My Oxford Year
⭐⭐+1/2
Expectation: 🥰 😭
Reality: 🙂☹️
This review is strictly of the film - I’m not here to compare it to the book. I don’t think that’s fair to do to adaptations, and I haven’t even read the book in this case (you can grab the book here, note that as an Amazon Associate, I earn from qualifying purchases).
I’m the type of girl who wants to be completely emotionally wrecked by a good story. If it’s sad, I want to sob. If someone wrongs the main character, I want to get angry. None of that happened here. I just kind of shrugged at the end of every scene.
Netflix’s My Oxford Year is perfectly average. It has a beginning, middle, and end. The story is predictable, which is the case with most romances so that didn’t bother me, but I didn’t feel like I got to know any of the characters enough to get invested in what happened to them.
It’s often expected with this genre that supporting characters will be one-dimensional. Both of Anna’s friends are upbeat and excited to support her and we barely learn anything about their lives unconnected to her. We don’t learn much about Jamie’s father beyond what makes him one of the villains of Jamie and Anna’s story.
What surprised and disappointed me was how little I learned about Anna and Jamie. Sofia Carson and Corey Mylchreest are both good actors, so I think the issue might lie in the material given to them to work with. The whole thing fell flat for me.
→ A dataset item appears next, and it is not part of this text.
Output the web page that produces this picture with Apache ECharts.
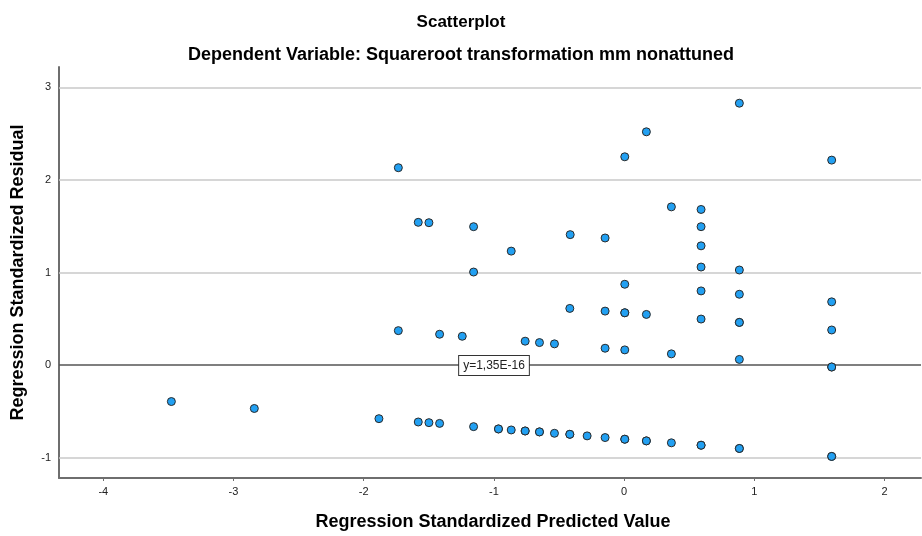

I adore Sofia Carson, but she seems to be playing versions of the same character in all of her Netflix films. I know Sofia can elicit different emotions on camera, but I’m not getting enough information about the characters in the stories she’s telling to be able to see them as distinct people. All of her Netflix roles have been sweet, but I’ve wanted more - more character, more story, more layers.
Spoilers ahead!
Corey Mylchreest gave a most heart-wrenching performance in Queen Charlotte: A Bridgerton Story, and I could write a full dissertation about Young King George. All I can tell you about Jamie is that he’s sick, newly in love, and doesn’t want treatment. Besides Queen Charlotte being a series (therefore having more time to tell the story), the other difference I can point out between Queen Charlotte and My Oxford Year is the writing. Queen Charlotte is character forward. The story unfolds as we get to know the characters. Without Queen Charlotte and King Henry, there is no story, and these characters could not have been played by just anyone. My Oxford Year, on the other hand, is a story about two young people falling in love while one of them is dying, and honestly the specific people in love didn’t matter. They could’ve been played by anyone.
Cecelia was actually my favorite character in this movie. Played by Poppy Gilbert, Cecelia felt like a real person. Throughout the film, I got to know her, I understood her, I wanted her to win, my heart broke for her, and I really cared about what happened to her next. She was the only one who seemed to have a full life going on outside of when she’s interacting with one of the leads, and she carried that life and emotion with her when she was interacting with the leads.
I really liked how we weren’t sure of Cecelia’s relationship to Jamie for the first half of the film. If you thought she was Jamie’s ex, it might make you more skeptical toward Anna. If she’s a friend that’s pining after him, then you start to pit her and Anna against one another. Once they revealed that Cecelia was Jamie’s brother’s girlfriend, it made me want to go back and watch her scenes again. Gilbert crushed it. She gave every nuance in every scene that worked for both the truth and the misdirect.
Most of My Oxford Year felt awkward, and I couldn’t tell if that was intentional or not. I kept wondering, am I supposed to feel a little out of sorts because Anna does? Or because Jamie does? Or is this bad editing where we’re just unnecessarily lingering on something for too long?
The scene where they meet and he starts crawling around to hide from an ex-fling — is this supposed to be funny? I didn’t laugh. I was more confused by the absurdity and pausing to Google how old Jamie was supposed to be, because what grown man behaves this way? I could see a grown man hiding, maybe behind the counter, maybe running into a back room, maybe going down the street, but to drop to his hands and knees in front of a complete stranger I was just like … what?
This film is beautiful. The set is lovely. Oxford is beautiful. Every montage of the couple exploring Oxford and enjoying food and each other are so cute. I liked that the sex scenes were implied, because that’s all we needed with this story. But none of it felt… necessary. There was a lot of like, Anna likes to read, let’s put them in the library again, but going to the library didn’t move the story along.
If you want something to put on in the background that you can check in and out of without missing any key story points, this is a great option.
I read that they changed the ending from the book — Jamie doesn’t die in the book. Personally, I prefer the filmmakers’ choice. It keeps true to the question posed throughout the film: does it have to last to be worth it? And for Anna, the answer is no. It doesn’t have to last forever to mean something. Their love is still meaningful.
I just wish I’d gotten more invested in Jamie to be sad about it. I don’t want to shrug when the love interest dies!
Overall, My Oxford Year is fine. It’s sweet, but forgettable. I really wanted to love it. It had potential to do so much more.